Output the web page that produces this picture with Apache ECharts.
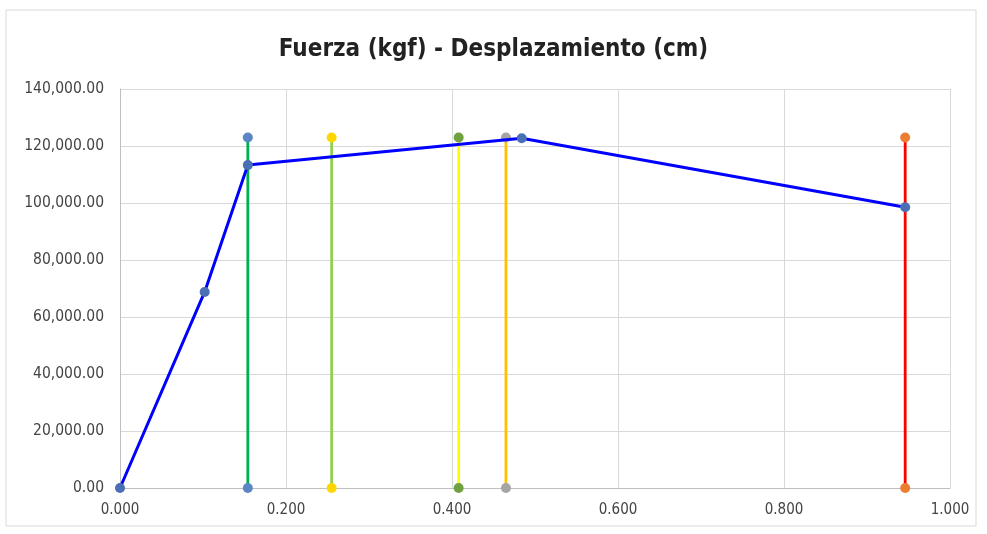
<!DOCTYPE html>
<html>
<head>
<meta charset="utf-8">
<script src="https://cdn.jsdelivr.net/npm/echarts@6/dist/echarts.min.js"></script>
<style>
html, body { margin: 0; padding: 0; background: #fff; }
#main { width: 987px; height: 534px; }
</style>
</head>
<body>
<div id="main"></div>
<script>
// curva fuerza - desplazamiento
var desplazamiento = [0, 0.102, 0.154, 0.484, 0.946];
var fuerza = [0, 68800, 113300, 122700, 98500];

// lineas verticales
var lineasX = [0.154, 0.255, 0.408, 0.465, 0.946];
var lineasTop = 123000;
var lineasColor = ['#00b050', '#92d050', '#ffff00', '#ffc000', '#ff0000'];
var marcaColor = ['#5b86c5', '#ffd700', '#70a040', '#a5a5a5', '#ed7d31'];

var fuente = 'DejaVu Sans Condensed, Liberation Sans Narrow, sans-serif';

function getseries(){
    var series = [];
    lineasX.forEach(function(x, i) {
        series.push({
            type: 'line', data: [[x, 0], [x, lineasTop]], symbol: 'circle', symbolSize: 10,
            lineStyle: { color: lineasColor[i], width: 2.8 },
            itemStyle: { color: marcaColor[i] }, z: 2
        });
    });
    series.push({
        type: 'line', data: desplazamiento.map(function(x, i) { return [x, fuerza[i]]; }),
        symbol: 'circle', symbolSize: 10,
        lineStyle: { color: '#0000ff', width: 3 },
        itemStyle: { color: '#4a6fb5' }, z: 3
    });
    return series;
}

var myChart = echarts.init(document.getElementById('main')),
    option = {
    backgroundColor: '#fff',
    animation: false,
    title: { text: 'Fuerza (kgf) - Desplazamiento (cm)', left: 'center', top: 33,
        textStyle: { fontFamily: fuente, fontSize: 24, fontWeight: 'bold', color: '#222' } },
    graphic: [{ type: 'rect', shape: { x: 6, y: 10, width: 970, height: 516 },
        style: { fill: 'none', stroke: '#d9d9d9', lineWidth: 1 } }],
    grid: { left: 120, right: 37, top: 89, bottom: 46 },
    xAxis: {
        type: 'value', min: 0, max: 1, interval: 0.2,
        axisLine: { lineStyle: { color: '#bfbfbf' } }, axisTick: { show: false },
        splitLine: { lineStyle: { color: '#d9d9d9' } },
        axisLabel: { fontFamily: fuente, fontSize: 15, color: '#444', margin: 15,
            formatter: function(v) { return v.toFixed(3); } }
    },
    yAxis: {
        type: 'value', min: 0, max: 140000, interval: 20000,
        axisLine: { show: true, lineStyle: { color: '#bfbfbf' } }, axisTick: { show: false },
        splitLine: { lineStyle: { color: '#d9d9d9' } },
        axisLabel: { fontFamily: fuente, fontSize: 15.5, color: '#444', margin: 16,
            formatter: function(v) {
                return v.toLocaleString('en-US', { minimumFractionDigits: 2, maximumFractionDigits: 2 });
            } }
    },
    series: getseries()
};

myChart.setOption(option);
</script>
</body>
</html>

---*---

**BRIEF**: Write out again exactly the lines from the start of the data above through the line containing "var fuente = 'DejaVu", inclusive, excluding any pictures.

**SOLUTION**:
Output the web page that produces this picture with Apache ECharts.
<!DOCTYPE html>
<html>
<head>
<meta charset="utf-8">
<script src="https://cdn.jsdelivr.net/npm/echarts@6/dist/echarts.min.js"></script>
<style>
html, body { margin: 0; padding: 0; background: #fff; }
#main { width: 987px; height: 534px; }
</style>
</head>
<body>
<div id="main"></div>
<script>
// curva fuerza - desplazamiento
var desplazamiento = [0, 0.102, 0.154, 0.484, 0.946];
var fuerza = [0, 68800, 113300, 122700, 98500];

// lineas verticales
var lineasX = [0.154, 0.255, 0.408, 0.465, 0.946];
var lineasTop = 123000;
var lineasColor = ['#00b050', '#92d050', '#ffff00', '#ffc000', '#ff0000'];
var marcaColor = ['#5b86c5', '#ffd700', '#70a040', '#a5a5a5', '#ed7d31'];

var fuente = 'DejaVu Sans Condensed, Liberation Sans Narrow, sans-serif';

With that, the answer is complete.